- Elafotopos Location within Greece
- Coordinates: 39°54′4″N 20°41′21″E﻿ / ﻿39.90111°N 20.68917°E
- Country: Greece
- Administrative region: Epirus
- Regional unit: Ioannina
- Municipality: Zagori
- Municipal unit: Central Zagori
- Elevation: 1,342 m (4,403 ft)

Population (2021)
- • Community: 114
- Time zone: UTC+2 (EET)
- • Summer (DST): UTC+3 (EEST)

= Elafotopos =

Elafotopos (Ελαφότοπος, before 1928: Τσερβάρι, Tservari) is a settlement in Ioannina regional unit, Epirus, Greece.

== Name ==
The village was recorded as Tservari in a chrysobull from 1361 by Serbian ruler Simeon Uroš to the feudal lord John Tzafa Orsini Douka.
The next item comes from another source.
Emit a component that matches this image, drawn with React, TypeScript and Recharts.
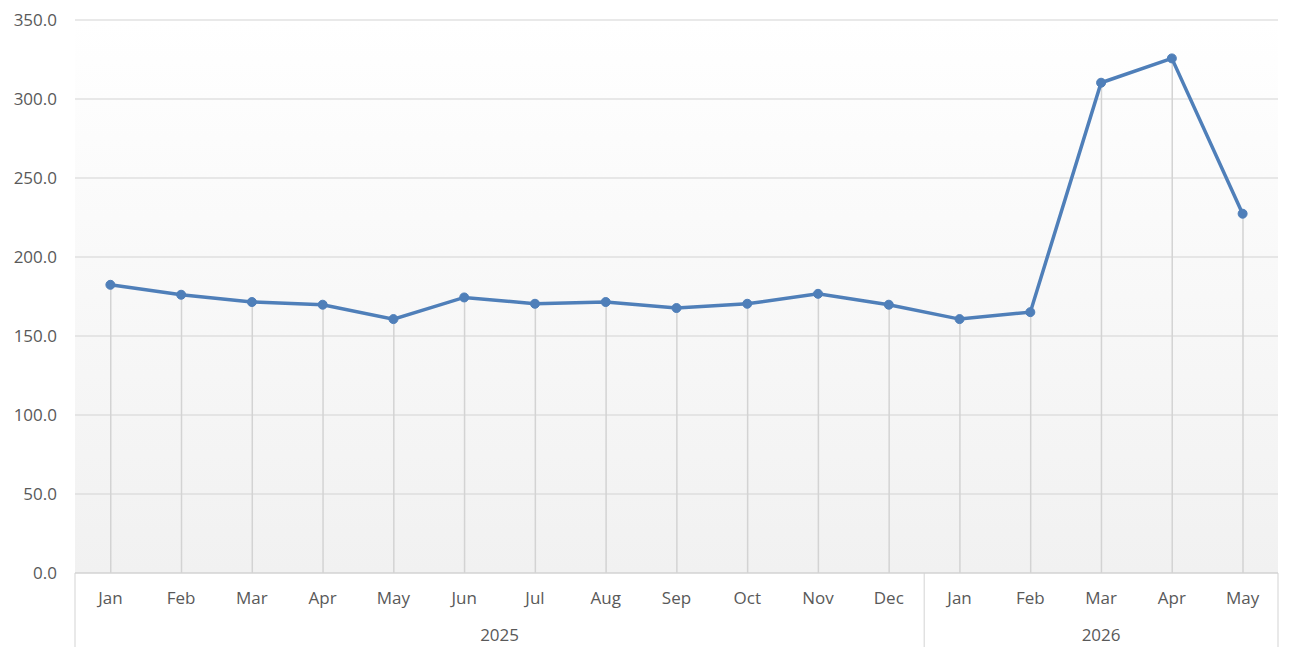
import React from 'react';
import { ComposedChart, Line, Bar, XAxis, YAxis, CartesianGrid } from 'recharts';

const months = ['Jan', 'Feb', 'Mar', 'Apr', 'May', 'Jun', 'Jul', 'Aug', 'Sep', 'Oct', 'Nov', 'Dec', 'Jan', 'Feb', 'Mar', 'Apr', 'May'];
const years = ['2025', '2025', '2025', '2025', '2025', '2025', '2025', '2025', '2025', '2025', '2025', '2025', '2026', '2026', '2026', '2026', '2026'];
const values = [182.4, 176.1, 171.5, 169.8, 160.7, 174.4, 170.4, 171.5, 167.7, 170.4, 176.7, 169.8, 160.7, 165.1, 310.3, 325.7, 227.4];
const yTicks = [0, 50, 100, 150, 200, 250, 300, 350];

const data = months.map((m, i) => ({ key: `${years[i]}-${i}`, month: m, year: years[i], value: values[i] }));

const WIDTH = 1298;
const HEIGHT = 657;
const MARGIN = { top: 20, right: 20, bottom: 10, left: 0 };
const Y_WIDTH = 75;
const MONTH_H = 37;
const YEAR_H = 37;
const FONT = '"Open Sans", "Noto Sans", sans-serif';
const FONT_SIZE = 17;
const TEXT = '#595959';
const GRID = '#d3d3d3';
const BLUE = '#4f7fb9';

// width of one category band, used by the two-level axis ticks
const band = (WIDTH - MARGIN.left - MARGIN.right - Y_WIDTH) / data.length;

const MonthTick = (props: any) => {
  const { x, y, index } = props;
  return (
    <text x={x} y={y} dy={31} textAnchor="middle" fill={TEXT} fontSize={FONT_SIZE} fontFamily={FONT}>
      {months[index]}
    </text>
  );
};

const YearTick = (props: any) => {
  const { x, y, index } = props;
  const year = years[index];
  const isStart = index === 0 || years[index - 1] !== year;
  const isEnd = index === years.length - 1;
  const groupIdx = years.map((v, i) => (v === year ? i : -1)).filter((i) => i >= 0);
  const mid = (groupIdx[0] + groupIdx[groupIdx.length - 1]) / 2;
  const top = y - MONTH_H;
  const bottom = y + YEAR_H;
  return (
    <g>
      {isStart && <line x1={x - band / 2} x2={x - band / 2} y1={top} y2={bottom} stroke={GRID} />}
      {isEnd && <line x1={x + band / 2} x2={x + band / 2} y1={top} y2={bottom} stroke={GRID} />}
      {Math.floor(mid) === index && (
        <text
          x={x + (mid - index) * band}
          y={y}
          dy={31}
          textAnchor="middle"
          fill={TEXT}
          fontSize={FONT_SIZE}
          fontFamily={FONT}
        >
          {year}
        </text>
      )}
    </g>
  );
};

const App = () => {
  return (
    <div style={{ position: 'absolute', left: 0, top: 0, background: '#fff' }}>
      <ComposedChart width={WIDTH} height={HEIGHT} data={data} margin={MARGIN}>
        <defs>
          <linearGradient id="plotBg" x1="0" y1="0" x2="0" y2="1">
            <stop offset="0%" stopColor="#ffffff" />
            <stop offset="100%" stopColor="#f1f1f1" />
          </linearGradient>
        </defs>
        <CartesianGrid vertical={false} stroke={GRID} fill="url(#plotBg)" fillOpacity={1} />
        <XAxis
          dataKey="key"
          height={MONTH_H}
          axisLine={{ stroke: GRID }}
          tickLine={false}
          tickSize={0}
          tickMargin={0}
          interval={0}
          tick={(p: any) => <MonthTick {...p} />}
        />
        <XAxis
          xAxisId="year"
          dataKey="key"
          height={YEAR_H}
          axisLine={false}
          tickLine={false}
          tickSize={0}
          tickMargin={0}
          interval={0}
          tick={(p: any) => <YearTick {...p} />}
        />
        <YAxis
          width={Y_WIDTH}
          domain={[0, 350]}
          ticks={yTicks}
          axisLine={false}
          tickLine={false}
          tickSize={0}
          tickMargin={18}
          tickFormatter={(v: number) => v.toFixed(1)}
          tick={{ fill: TEXT, fontSize: FONT_SIZE, fontFamily: FONT }}
        />
        <Bar dataKey="value" barSize={1.5} fill={GRID} isAnimationActive={false} />
        <Line
          dataKey="value"
          stroke={BLUE}
          strokeWidth={3.5}
          dot={{ r: 4.5, fill: BLUE, stroke: BLUE, strokeWidth: 1 }}
          activeDot={false}
          isAnimationActive={false}
        />
      </ComposedChart>
    </div>
  );
};

export default App;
The toponym is derived from the Aromanian țerbu 'deer', from Latin cervus, and the Aromanian (and Romanian) suffix -ărie often associated with subjects of words denoting animals.

== Demographics ==
The village is inhabited by Greeks, and some Sarakatsani who settled in the village during the early 20th century. The Sarakatsani are Greek speakers. Some Sarakatsani from Elafotopos later settled in Kalpaki on the Doliana plain during the 1970s and 1980s.